►
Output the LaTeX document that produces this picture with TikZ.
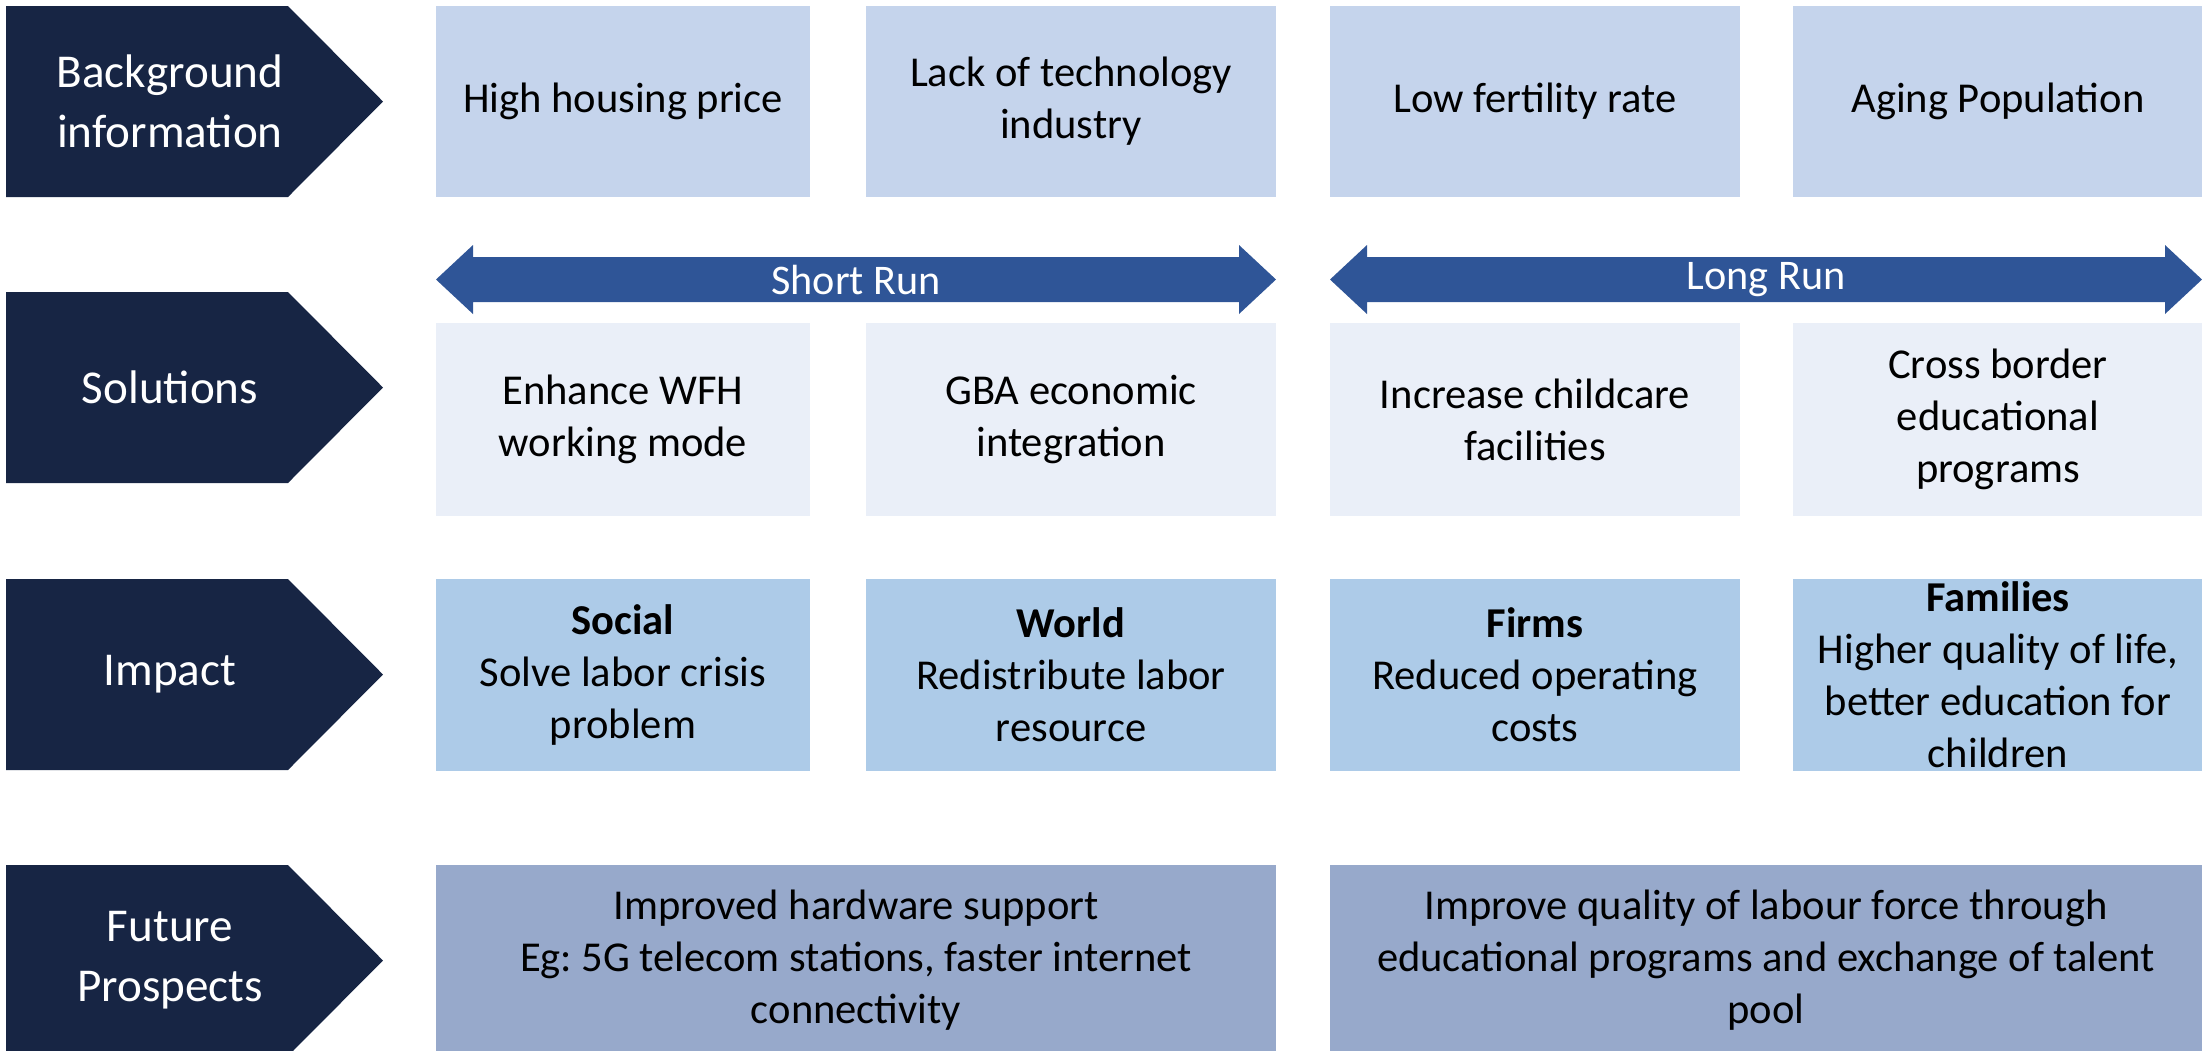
\documentclass[tikz,border=0pt]{standalone}
\usepackage{fontspec}
\setmainfont{Carlito}
\frenchspacing
\usetikzlibrary{positioning}
\definecolor{navy}{HTML}{172544}
\definecolor{bgblue}{HTML}{C5D4EC}
\definecolor{solblue}{HTML}{EAEFF8}
\definecolor{impblue}{HTML}{ADCBE8}
\definecolor{futblue}{HTML}{97A9CB}
\definecolor{runblue}{HTML}{2F5597}

\begin{document}
\begin{tikzpicture}
  [x=0.01cm,y=-0.01cm,
   every node/.style={font=\fontsize{12.1}{14.8}\selectfont,align=center,inner sep=0pt},
   narrow/.style={minimum width=3.74cm},
   wide/.style={minimum width=4.10cm},
   bgcell/.style={fill=bgblue,minimum height=1.91cm},
   solcell/.style={fill=solblue,minimum height=1.93cm},
   impcell/.style={fill=impblue,minimum height=1.92cm},
   futcell/.style={fill=futblue,minimum height=1.91cm},
   stagelabel/.style={text=white,font=\fontsize{13.4}{17.1}\selectfont},
   runlabel/.style={text=white,font=\fontsize{12}{14}\selectfont}]
  \useasboundingbox (0,0) rectangle (2202,1050);

  \foreach \t/\txt [count=\i] in {6/{Background\\information},292/Solutions,579/Impact,865/{Future\\Prospects}}
  {
    \fill[navy] (6,\t) -- (288,\t) -- (383,\t+95.5) -- (288,\t+191) -- (6,\t+191) -- cycle;
    \node[stagelabel] (stage\i) at (170,\t+95.5) {\txt};
  }

  \node[bgcell,narrow] (bg1) at (623,101.5)  {High housing price};
  \node[bgcell,wide]   (bg2) at (1071,101.5) {Lack of technology\\industry};
  \node[bgcell,wide]   (bg3) at (1535,101.5) {Low fertility rate};
  \node[bgcell,wide]   (bg4) at (1998,101.5) {Aging Population};

  \foreach \xa/\xb/\run [count=\i] in {436/1276/Short Run,1330/2202/Long Run}
  {
    \fill[runblue] (\xa,279.5) -- (\xa+37,245) -- (\xa+37,257) -- (\xb-37,257) -- (\xb-37,245)
      -- (\xb,279.5) -- (\xb-37,314) -- (\xb-37,302) -- (\xa+37,302) -- (\xa+37,314) -- cycle;
    \node[runlabel] (run\i) at ({(\xa+\xb)/2},280) {\run};
  }

  \node[solcell,narrow] (sol1) at (623,419.5)  {Enhance WFH\\working mode};
  \node[solcell,wide]   (sol2) at (1071,419.5) {GBA economic\\integration};
  \node[solcell,wide]   (sol3) at (1535,419.5) {Increase childcare\\facilities};
  \node[solcell,wide]   (sol4) at (1998,419.5) {Cross border\\educational\\programs};

  \node[impcell,narrow] (imp1) at (623,675)  {\textbf{Social}\\Solve labor crisis\\problem};
  \node[impcell,wide]   (imp2) at (1071,675) {\textbf{World}\\Redistribute labor\\resource};
  \node[impcell,wide]   (imp3) at (1535,675) {\textbf{Firms}\\Reduced operating\\costs};
  \node[impcell,wide]   (imp4) at (1998,675) {};
  \node (imp4text) at (imp4.center) {\textbf{Families}\\Higher quality of life,\\better education for\\children};

  \node[futcell,minimum width=8.40cm] (fut1) at (856,960.5)  {Improved hardware support\\Eg: 5G telecom stations, faster internet\\connectivity};
  \node[futcell,minimum width=8.72cm] (fut2) at (1766,960.5) {Improve quality of labour force through\\educational programs and exchange of talent\\pool};

\end{tikzpicture}
\end{document}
◄
### Brief
Skip every picture and return the lines above from the top through the one that contains "(0,0) rectangle (2202,1050);".

### Task response
Output the LaTeX document that produces this picture with TikZ.
\documentclass[tikz,border=0pt]{standalone}
\usepackage{fontspec}
\setmainfont{Carlito}
\frenchspacing
\usetikzlibrary{positioning}
\definecolor{navy}{HTML}{172544}
\definecolor{bgblue}{HTML}{C5D4EC}
\definecolor{solblue}{HTML}{EAEFF8}
\definecolor{impblue}{HTML}{ADCBE8}
\definecolor{futblue}{HTML}{97A9CB}
\definecolor{runblue}{HTML}{2F5597}

\begin{document}
\begin{tikzpicture}
  [x=0.01cm,y=-0.01cm,
   every node/.style={font=\fontsize{12.1}{14.8}\selectfont,align=center,inner sep=0pt},
   narrow/.style={minimum width=3.74cm},
   wide/.style={minimum width=4.10cm},
   bgcell/.style={fill=bgblue,minimum height=1.91cm},
   solcell/.style={fill=solblue,minimum height=1.93cm},
   impcell/.style={fill=impblue,minimum height=1.92cm},
   futcell/.style={fill=futblue,minimum height=1.91cm},
   stagelabel/.style={text=white,font=\fontsize{13.4}{17.1}\selectfont},
   runlabel/.style={text=white,font=\fontsize{12}{14}\selectfont}]
  \useasboundingbox (0,0) rectangle (2202,1050);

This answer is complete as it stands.